Exercise brief → In this exercise, return the whole listing exactly, excluding any images.

-- begin Record set --

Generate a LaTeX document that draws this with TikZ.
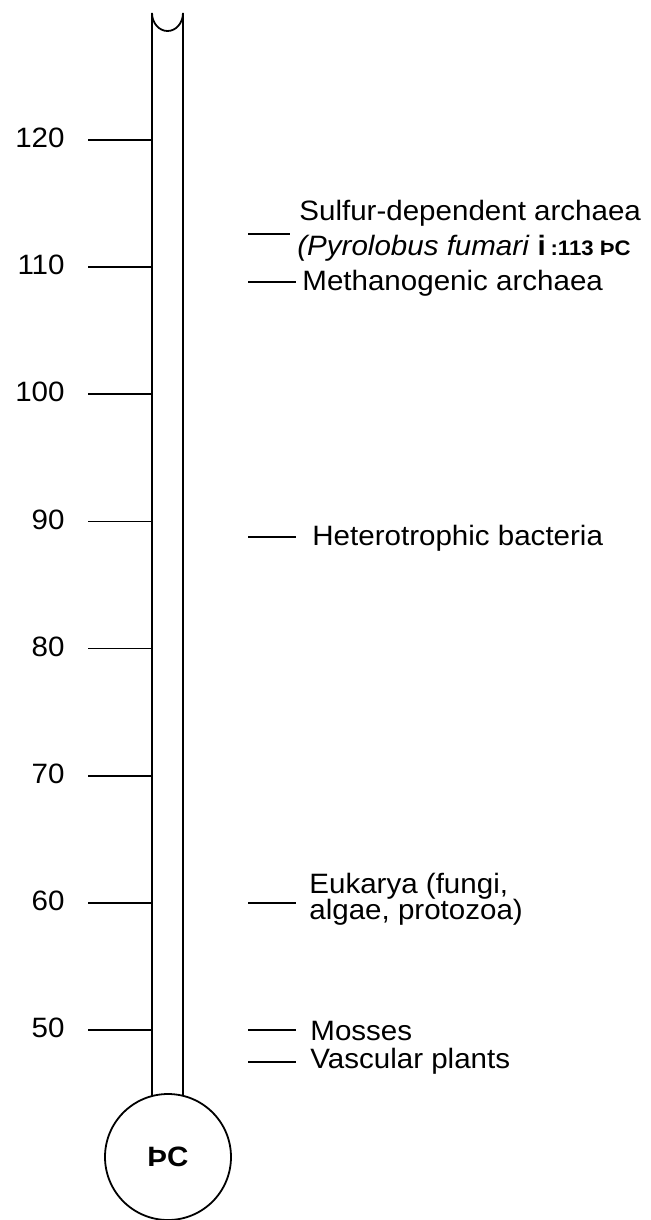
\documentclass[tikz,border=0pt]{standalone}
\usepackage{fontspec}
\setmainfont[FakeStretch=1.055]{Liberation Sans}
\usetikzlibrary{positioning}

\begin{document}
\begin{tikzpicture}[
    x=0.5pt, y=-0.5pt,
    every node/.style={font=\fontsize{14}{17}\selectfont, inner sep=0pt},
    tube/.style={line width=0.9pt},
    tick/.style={line width=0.8pt},
    lbl/.style={anchor=base west},
  ]
  \useasboundingbox (0,0) rectangle (650,1220);

  % thermometer
  \node[circle, draw, line width=0.9pt, minimum size=63pt, font=\fontsize{14}{17}\selectfont\bfseries] (bulb) at (168,1157) {ÞC};
  \draw[tube] (152,1096) -- (152,13)
    arc[start angle=180, end angle=0, x radius=15.5, y radius=18] -- (183,1096);

  % scale
  \foreach \t [evaluate=\t as \yy using {140+(120-\t)*12.714}] in {50,60,...,120} {
    \draw[tick] (88,\yy) -- (152,\yy);
    \node[anchor=east] (deg\t) at (65,\yy-2) {\t};
  }

  % organisms
  \draw[tick] (248,234) -- (290,234);
  \node[lbl] (sulfur) at (299,220) {Sulfur-dependent archaea};
  \node[lbl] (pyrolobus) at (297,255) {\textit{(Pyrolobus fumari} \textbf{i}\,{\fontsize{10.5}{12}\selectfont\bfseries :113 ÞC}};

  \draw[tick] (248,282) -- (296,282);
  \node[lbl] (methano) at (302,290) {Methanogenic archaea};

  \draw[tick] (248,537) -- (296,537);
  \node[lbl] (hetero) at (312,545) {Heterotrophic bacteria};

  \draw[tick] (248,903) -- (296,903);
  \node[lbl] (eukarya) at (309,893) {Eukarya (fungi,};
  \node[lbl] (eukaryb) at (309,919) {algae, protozoa)};

  \draw[tick] (248,1030) -- (296,1030);
  \node[lbl] (mosses) at (310,1040) {Mosses};

  \draw[tick] (248,1062) -- (296,1062);
  \node[lbl] (vascular) at (310,1068) {Vascular plants};
\end{tikzpicture}
\end{document}
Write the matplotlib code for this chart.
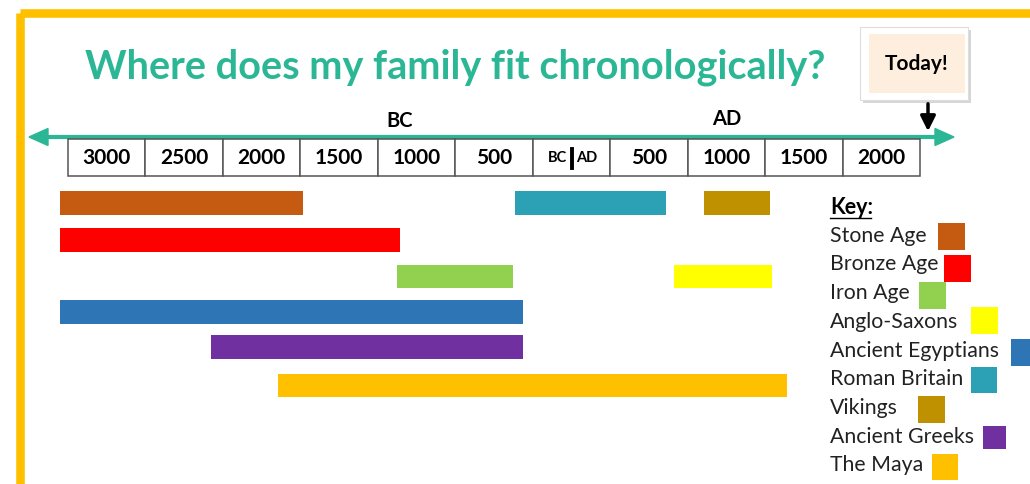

-- end Record set --

Exercise result →
Generate a LaTeX document that draws this with TikZ.
\documentclass[tikz,border=0pt]{standalone}
\usepackage{fontspec}
\setmainfont[FakeStretch=1.055]{Liberation Sans}
\usetikzlibrary{positioning}

\begin{document}
\begin{tikzpicture}[
    x=0.5pt, y=-0.5pt,
    every node/.style={font=\fontsize{14}{17}\selectfont, inner sep=0pt},
    tube/.style={line width=0.9pt},
    tick/.style={line width=0.8pt},
    lbl/.style={anchor=base west},
  ]
  \useasboundingbox (0,0) rectangle (650,1220);

  % thermometer
  \node[circle, draw, line width=0.9pt, minimum size=63pt, font=\fontsize{14}{17}\selectfont\bfseries] (bulb) at (168,1157) {ÞC};
  \draw[tube] (152,1096) -- (152,13)
    arc[start angle=180, end angle=0, x radius=15.5, y radius=18] -- (183,1096);

  % scale
  \foreach \t [evaluate=\t as \yy using {140+(120-\t)*12.714}] in {50,60,...,120} {
    \draw[tick] (88,\yy) -- (152,\yy);
    \node[anchor=east] (deg\t) at (65,\yy-2) {\t};
  }

  % organisms
  \draw[tick] (248,234) -- (290,234);
  \node[lbl] (sulfur) at (299,220) {Sulfur-dependent archaea};
  \node[lbl] (pyrolobus) at (297,255) {\textit{(Pyrolobus fumari} \textbf{i}\,{\fontsize{10.5}{12}\selectfont\bfseries :113 ÞC}};

  \draw[tick] (248,282) -- (296,282);
  \node[lbl] (methano) at (302,290) {Methanogenic archaea};

  \draw[tick] (248,537) -- (296,537);
  \node[lbl] (hetero) at (312,545) {Heterotrophic bacteria};

  \draw[tick] (248,903) -- (296,903);
  \node[lbl] (eukarya) at (309,893) {Eukarya (fungi,};
  \node[lbl] (eukaryb) at (309,919) {algae, protozoa)};

  \draw[tick] (248,1030) -- (296,1030);
  \node[lbl] (mosses) at (310,1040) {Mosses};

  \draw[tick] (248,1062) -- (296,1062);
  \node[lbl] (vascular) at (310,1068) {Vascular plants};
\end{tikzpicture}
\end{document}
Write the matplotlib code for this chart.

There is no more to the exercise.